## Objective
Copy exactly the lines from the beginning of the data down to and including the line holding "self.shift = shift", without any pictures.

## Extracted records
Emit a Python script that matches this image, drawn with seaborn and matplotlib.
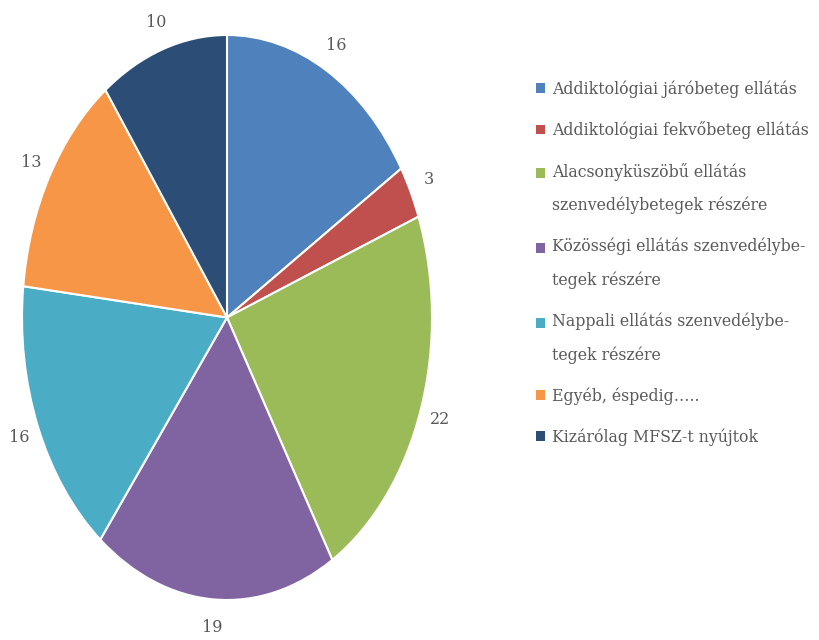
import matplotlib
matplotlib.use("Agg")
import matplotlib.pyplot as plt
import matplotlib.patches as mpatches
from matplotlib.legend_handler import HandlerPatch
import seaborn as sns

categories = [
    "Addiktológiai járóbeteg ellátás",
    "Addiktológiai fekvőbeteg ellátás",
    "Alacsonyküszöbű ellátás\nszenvedélybetegek részére",
    "Közösségi ellátás szenvedélybe-\ntegek részére",
    "Nappali ellátás szenvedélybe-\ntegek részére",
    "Egyéb, éspedig…..",
    "Kizárólag MFSZ-t nyújtok",
]
values = [16, 3, 22, 19, 16, 13, 10]
colors = ["#4F81BD", "#C0504D", "#9BBB59", "#8064A2", "#4BACC6", "#F79646", "#2C4D75"]

sns.set_theme(style="white")
plt.rcParams["font.family"] = ["DejaVu Serif"]
text_color = "#595959"

fig = plt.figure(figsize=(8.19, 6.4), dpi=100)
ax = fig.add_axes([22 / 819, 1 - 600 / 640, 410 / 819, 565 / 640])
wedges, texts = ax.pie(
    values,
    labels=[str(v) for v in values],
    colors=colors,
    startangle=90,
    counterclock=False,
    labeldistance=1.1,
    wedgeprops=dict(edgecolor="white", linewidth=1.5),
    textprops=dict(color=text_color, fontsize=11.5),
)
ax.set_aspect("auto")
ax.set_xlim(-1, 1)
ax.set_ylim(-1, 1)
for t in texts:
    t.set_ha("center")
    t.set_va("center")
    t.set_clip_on(False)


class TopSquare(HandlerPatch):
    def __init__(self, shift=0.0):
        super().__init__()
        self.shift = shift

    def create_artists(self, legend, orig_handle, xdescent, ydescent,
                       width, height, fontsize, trans):
        p = mpatches.Rectangle((-xdescent, -ydescent + self.shift), width, height,
                               facecolor=orig_handle.get_facecolor(),
                               edgecolor="none", transform=trans)
        return [p]


handles = [mpatches.Patch(facecolor=c, edgecolor="none") for c in colors]
handler_map = {h: TopSquare(11.9 if "\n" in lab else 0.0)
               for h, lab in zip(handles, categories)}
leg = fig.legend(
    handles,
    categories,
    handler_map=handler_map,
    loc="upper left",
    bbox_to_anchor=(536 / 819, 1 - 80 / 640),
    frameon=False,
    fontsize=11.3,
    handlelength=0.6,
    handleheight=0.6,
    handletextpad=0.42,
    labelspacing=1.5,
    labelcolor=text_color,
    borderpad=0,
    borderaxespad=0,
)
for t in leg.get_texts():
    t.set_linespacing(2.2)

fig.savefig("out.png", dpi=100, facecolor="white")
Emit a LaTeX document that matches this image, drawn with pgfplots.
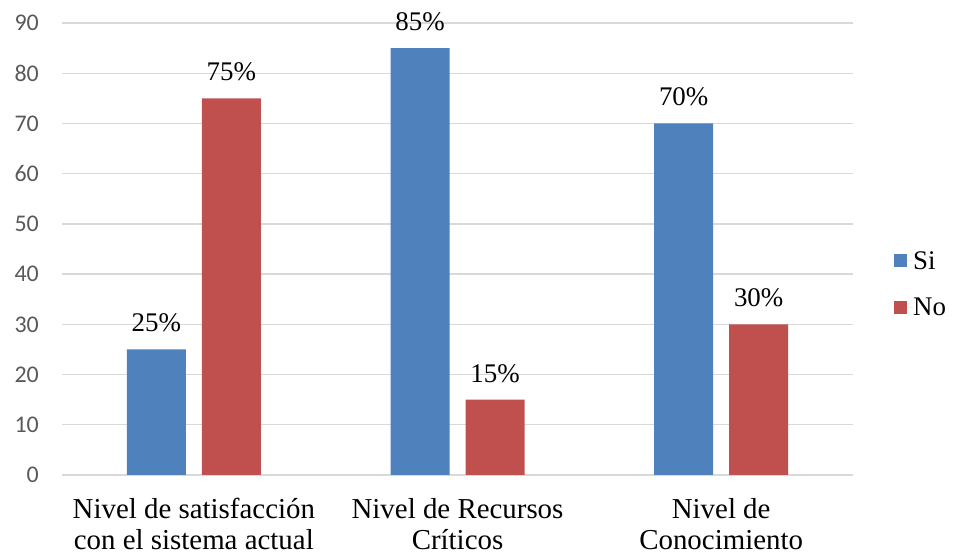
\documentclass[border=0pt]{standalone}
\usepackage{pgfplots}
\pgfplotsset{compat=1.18}
\usepackage{fontspec}
\setmainfont{Liberation Serif}
\newfontfamily\ticksfont{Carlito}

\definecolor{siblue}{HTML}{4F81BD}
\definecolor{nored}{HTML}{C0504D}
\definecolor{gridgray}{HTML}{D9D9D9}
\definecolor{tickgray}{HTML}{595959}

\begin{document}
\begin{tikzpicture}[x=1bp,y=1bp]
\useasboundingbox (0,0) rectangle (955,558);
\begin{axis}[
    at={(62bp,83bp)}, anchor=south west,
    scale only axis, width=791bp, height=452bp,
    xmin=-0.5, xmax=2.5, ymin=0, ymax=90,
    ybar=16bp, bar width=59bp,
    ytick={0,10,...,90},
    xtick={0,1,2},
    xticklabels={Nivel de satisfacción\\con el sistema actual, Nivel de Recursos\\Críticos, Nivel de\\Conocimiento},
    axis line style={draw=none},
    tick style={draw=none},
    ymajorgrids,
    grid style={color=gridgray, line width=1.3bp},
    /pgf/number format/assume math mode=true,
    yticklabel style={font=\ticksfont\fontsize{24}{24}\selectfont, color=tickgray, inner sep=0pt, xshift=-23bp},
    xticklabel style={font=\fontsize{29}{31}\selectfont, align=center, inner sep=0pt, yshift=-19bp},
    nodes near coords={\pgfmathprintnumber{\pgfplotspointmeta}\%},
    nodes near coords style={font=\fontsize{27}{27}\selectfont, inner sep=0pt, yshift=17bp, color=black},
    legend style={at={(1,0.4226)}, anchor=west, xshift=41bp, draw=none, fill=none,
        font=\fontsize{27}{27}\selectfont, row sep=27bp, inner sep=0pt,
        nodes={inner sep=0pt, anchor=west}},
]
\addplot[fill=siblue, draw=none,
    legend image code/.code={\fill[siblue] (0bp,-6.5bp) rectangle (13bp,6.5bp); \path (0bp,0bp) -- (19bp,0bp);}]
    coordinates {(0,25) (1,85) (2,70)};
\addplot[fill=nored, draw=none,
    legend image code/.code={\fill[nored] (0bp,-6.5bp) rectangle (13bp,6.5bp); \path (0bp,0bp) -- (19bp,0bp);}]
    coordinates {(0,75) (1,15) (2,30)};
\legend{Si, No}
\end{axis}
\end{tikzpicture}
\end{document}
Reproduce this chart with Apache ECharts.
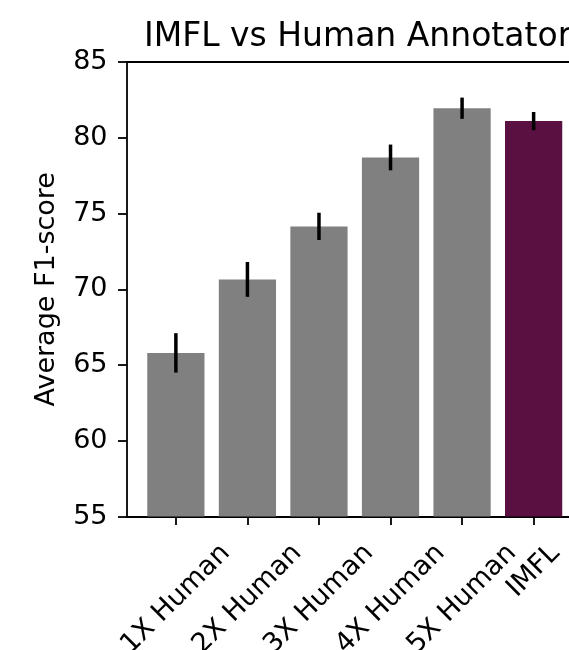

## Solution
Emit a Python script that matches this image, drawn with seaborn and matplotlib.
import matplotlib
matplotlib.use("Agg")
import matplotlib.pyplot as plt
import matplotlib.patches as mpatches
from matplotlib.legend_handler import HandlerPatch
import seaborn as sns

categories = [
    "Addiktológiai járóbeteg ellátás",
    "Addiktológiai fekvőbeteg ellátás",
    "Alacsonyküszöbű ellátás\nszenvedélybetegek részére",
    "Közösségi ellátás szenvedélybe-\ntegek részére",
    "Nappali ellátás szenvedélybe-\ntegek részére",
    "Egyéb, éspedig…..",
    "Kizárólag MFSZ-t nyújtok",
]
values = [16, 3, 22, 19, 16, 13, 10]
colors = ["#4F81BD", "#C0504D", "#9BBB59", "#8064A2", "#4BACC6", "#F79646", "#2C4D75"]

sns.set_theme(style="white")
plt.rcParams["font.family"] = ["DejaVu Serif"]
text_color = "#595959"

fig = plt.figure(figsize=(8.19, 6.4), dpi=100)
ax = fig.add_axes([22 / 819, 1 - 600 / 640, 410 / 819, 565 / 640])
wedges, texts = ax.pie(
    values,
    labels=[str(v) for v in values],
    colors=colors,
    startangle=90,
    counterclock=False,
    labeldistance=1.1,
    wedgeprops=dict(edgecolor="white", linewidth=1.5),
    textprops=dict(color=text_color, fontsize=11.5),
)
ax.set_aspect("auto")
ax.set_xlim(-1, 1)
ax.set_ylim(-1, 1)
for t in texts:
    t.set_ha("center")
    t.set_va("center")
    t.set_clip_on(False)


class TopSquare(HandlerPatch):
    def __init__(self, shift=0.0):
        super().__init__()
        self.shift = shift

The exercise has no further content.